Simon Turner, UK Financial Services Regulation Partner at EY, comments on the FCA Business Plan, saying: “Now in the final year of its three-year strategy, the FCA’s new Business Plan has today very successfully reinforced its continued commitment to safeguarding the UK’s financial services sector, supporting and protecting consumers, and delivering on its set objectives. What is reinforced this year is the increased focus on holding firms across all sectors to account.
“A focus on multi-firm work, cross-market studies and supervisory interactions with individual firms – alongside the recently announced strategic approach to enforcement – highlights the FCA’s intention to use data and the principle of the Consumer Duty to better identify, understand and take action in response to key issues facing the industry.
“The annual funding requirement is set to increase 10.7% year-on-year, and it is positive to see £11.3m is earmarked for continued implementation of the Treasury’s Smarter Regulatory Framework (SRF).

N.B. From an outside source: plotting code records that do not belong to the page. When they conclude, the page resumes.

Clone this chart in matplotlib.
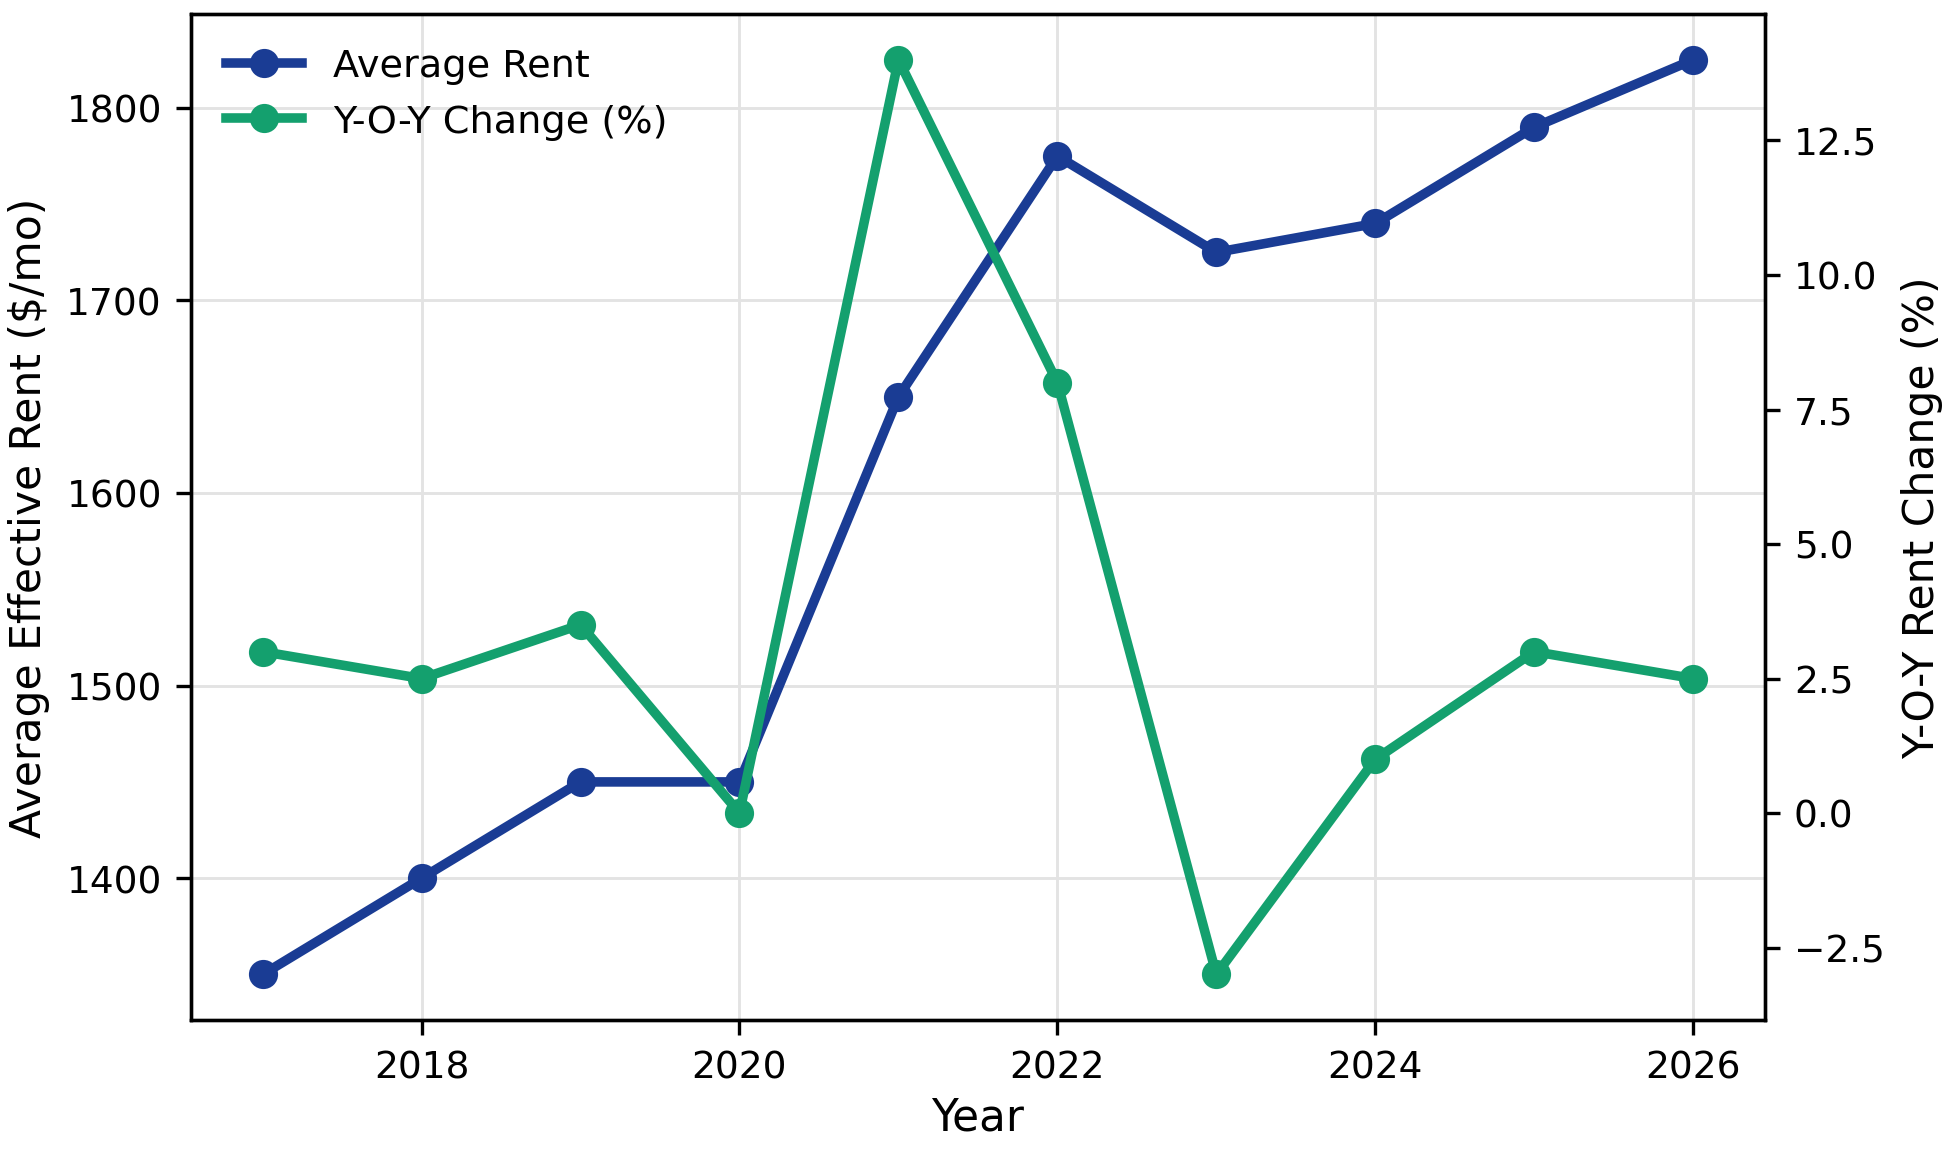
import matplotlib
matplotlib.use("Agg")
import matplotlib.pyplot as plt

years = [2017, 2018, 2019, 2020, 2021, 2022, 2023, 2024, 2025, 2026]
avg_rent = [1350, 1400, 1450, 1450, 1650, 1775, 1725, 1740, 1790, 1825]
yoy_change = [3.0, 2.5, 3.5, 0.0, 14.0, 8.0, -3.0, 1.0, 3.0, 2.5]

blue = "#1a3c94"
green = "#14a06e"

fig, ax1 = plt.subplots(figsize=(6.5, 3.833), dpi=300)
fig.subplots_adjust(left=0.098, right=0.905, top=0.987, bottom=0.112)

l1, = ax1.plot(years, avg_rent, color=blue, lw=2.3, marker="o", ms=6, label="Average Rent")
ax1.set_xlabel("Year", fontsize=10.5, labelpad=2.5)
ax1.set_ylabel("Average Effective Rent ($/mo)", fontsize=10.2)
ax1.grid(True, color="#e3e3e3", lw=0.7)
ax1.tick_params(labelsize=9)

ax2 = ax1.twinx()
l2, = ax2.plot(years, yoy_change, color=green, lw=2.3, marker="o", ms=6, label="Y-O-Y Change (%)")
ax2.set_ylabel("Y-O-Y Rent Change (%)", fontsize=10.2)
ax2.tick_params(labelsize=9)

ax1.set_xticks([2018, 2020, 2022, 2024, 2026])
ax1.legend(handles=[l1, l2], loc="upper left", frameon=False, fontsize=9.2)

fig.savefig("out.png", dpi=300)
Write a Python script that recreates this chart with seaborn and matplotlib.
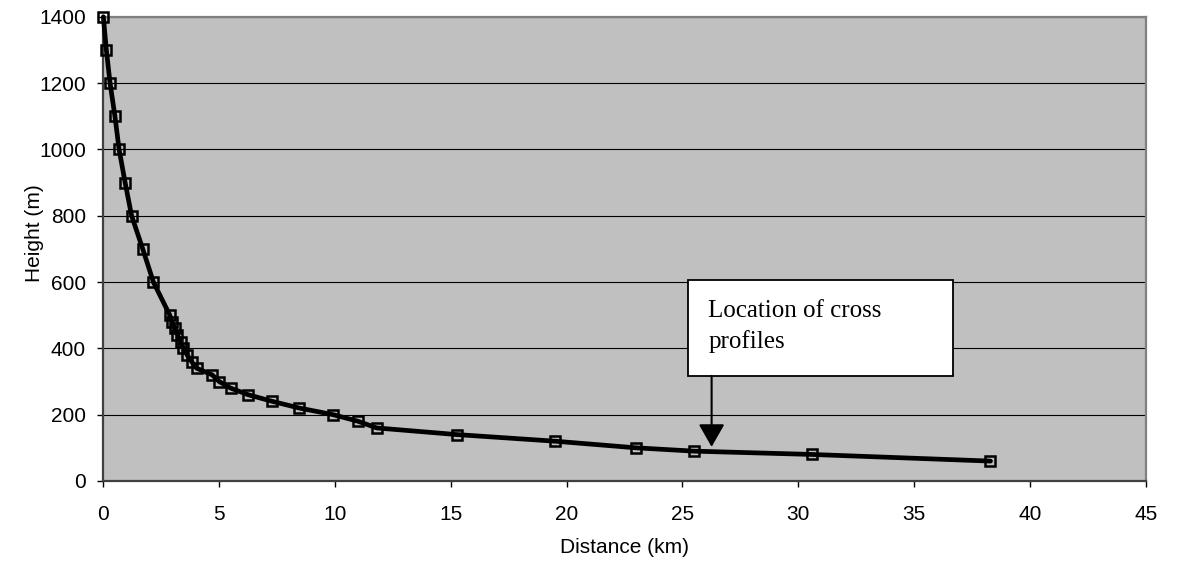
import matplotlib
matplotlib.use("Agg")
import matplotlib.pyplot as plt
from matplotlib.patches import Rectangle
import seaborn as sns
import pandas as pd

# Longitudinal profile: distance along the valley (km) vs. height (m)
distance_km = [0.0, 0.13, 0.29, 0.50, 0.68, 0.94, 1.22, 1.70, 2.16, 2.87,
               2.96, 3.09, 3.20, 3.34, 3.46, 3.62, 3.81, 4.03, 4.70, 5.00,
               5.50, 6.26, 7.30, 8.46, 9.92, 11.0, 11.8, 15.25, 19.5, 23.0,
               25.5, 30.6, 38.3]
height_m = [1400, 1300, 1200, 1100, 1000, 900, 800, 700, 600, 500,
            480, 460, 440, 420, 400, 380, 360, 340, 320, 300,
            280, 260, 240, 220, 200, 180, 160, 140, 120, 100,
            90, 80, 60]

x_ticks = [0, 5, 10, 15, 20, 25, 30, 35, 40, 45]
y_ticks = [0, 200, 400, 600, 800, 1000, 1200, 1400]

annotation_text = "Location of cross\nprofiles"
cross_profile_km = 26.26   # where the cross profiles were taken
arrow_tip_m = 103
arrow_start_m = 317

sns.set_theme(style="white")
plt.rcParams["font.family"] = ["Liberation Sans", "DejaVu Sans"]

df = pd.DataFrame({"Distance (km)": distance_km, "Height (m)": height_m})

fig = plt.figure(figsize=(11.77, 5.67), dpi=100)
ax = fig.add_axes([0.0878, 0.1517, 0.8856, 0.8188])
ax.set_facecolor("#C0C0C0")

sns.lineplot(data=df, x="Distance (km)", y="Height (m)", sort=False,
             estimator=None, color="black", linewidth=3.4, marker="s",
             markersize=7, markerfacecolor="none", markeredgecolor="black",
             markeredgewidth=1.8, ax=ax, zorder=3, clip_on=False)

ax.set_xlim(0, 45)
ax.set_ylim(0, 1400)
ax.set_xticks(x_ticks)
ax.set_yticks(y_ticks)
ax.yaxis.grid(True, color="black", linewidth=0.8)
ax.xaxis.grid(False)
ax.set_axisbelow(True)

ax.tick_params(axis="both", which="major", labelsize=15, colors="black",
               direction="out", length=4, width=1)
ax.tick_params(axis="x", pad=13, bottom=True)
ax.tick_params(axis="y", pad=8.5, left=True)

for side in ("top", "right"):
    ax.spines[side].set_color("#808080")
    ax.spines[side].set_linewidth(1.6)
for side in ("left", "bottom"):
    ax.spines[side].set_color("#404040")
    ax.spines[side].set_linewidth(1.6)

ax.set_xlabel("Distance (km)", fontsize=15, color="black")
ax.set_ylabel("Height (m)", fontsize=15, color="black")
ax.xaxis.set_label_coords(0.5, -0.122)
ax.yaxis.set_label_coords(-0.057, 0.534)

# Text box with arrow pointing at the cross-profile location
box = Rectangle((25.24, arrow_start_m), 36.67 - 25.24, 606 - arrow_start_m,
                facecolor="white", edgecolor="black", linewidth=1.3, zorder=5)
ax.add_patch(box)
ax.text(26.12, 401, annotation_text, fontsize=18, family="Liberation Serif",
        color="black", ha="left", va="baseline", linespacing=1.45, zorder=6)
ax.annotate("", xy=(cross_profile_km, arrow_tip_m),
            xytext=(cross_profile_km, arrow_start_m),
            arrowprops=dict(arrowstyle="-|>,head_length=0.7,head_width=0.4",
                            mutation_scale=20, color="black", linewidth=1.5,
                            shrinkA=0, shrinkB=0),
            zorder=6)

fig.savefig("out.png", dpi=100)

Despite the second and final implementation deadline being just four months away, a further £5.3m for the Consumer Duty is also planned, suggests ongoing multi-firm work and enforcement action will be a priority.
“This year’s Business Plan sends a clear message; the FCA will be a data-led and action-focused regulator in the year ahead, and now more than ever, firms should be aware there is no way for non-compliance.”
Commenting on the FCA’s business plan, Imogen Makin, counsel at WilmerHale, said:
“The FCA’s continued focus on reducing and preventing financial crime, together with putting consumers’ needs first (with a specific focus on pensions) means that we’re likely to see a continuing stream of assertive supervision and enforcement cases featuring these topics.
“In terms of the fight against financial crime, the FCA has explicitly stated that it will increase investment in its systems in 2024/25 “to use intelligence and data more effectively within our financial crime work” and we may see an increase in the volume of early interventions through variations of permission, or the use of supervisory notices, for example, as a result.
“Further, the FCA’s stated intention to take assertive action on market abuse will likely mean that we see an increase in the use of the FCA’s supervisory and enforcement powers in this area specifically. As firms are aware, they should proactively review and stress-test their anti-financial crime systems and controls on a regular basis such that they identify any issues at any early stage, enhance and update their systems and controls accordingly, and implement any necessary amendments to take regulatory and legal developments into account.
“Finally, the Prime Minister when he was Chancellor said that he wanted to make the UK a crypto hub and it’s good to see that the FCA is trying to deliver a proportionate market abuse regime for crypto assets.”
Also commenting on the plan, David Brooks, Head of Policy at leading independent consultancy Broadstone, said:
“The FCA’s focus is quite rightly on outcomes for savers and ensuring they get good value from their financial services providers.
“We’re really pleased to see scrutiny on attacking the scourge of rogue advisers and advertisers who mislead and scam people out of their hard-earned pensions savings. The Trustees that we work with want their members to be able to enter the world of financial advice with confidence when preparing for their futures and that these professionals will give them the best possible care.”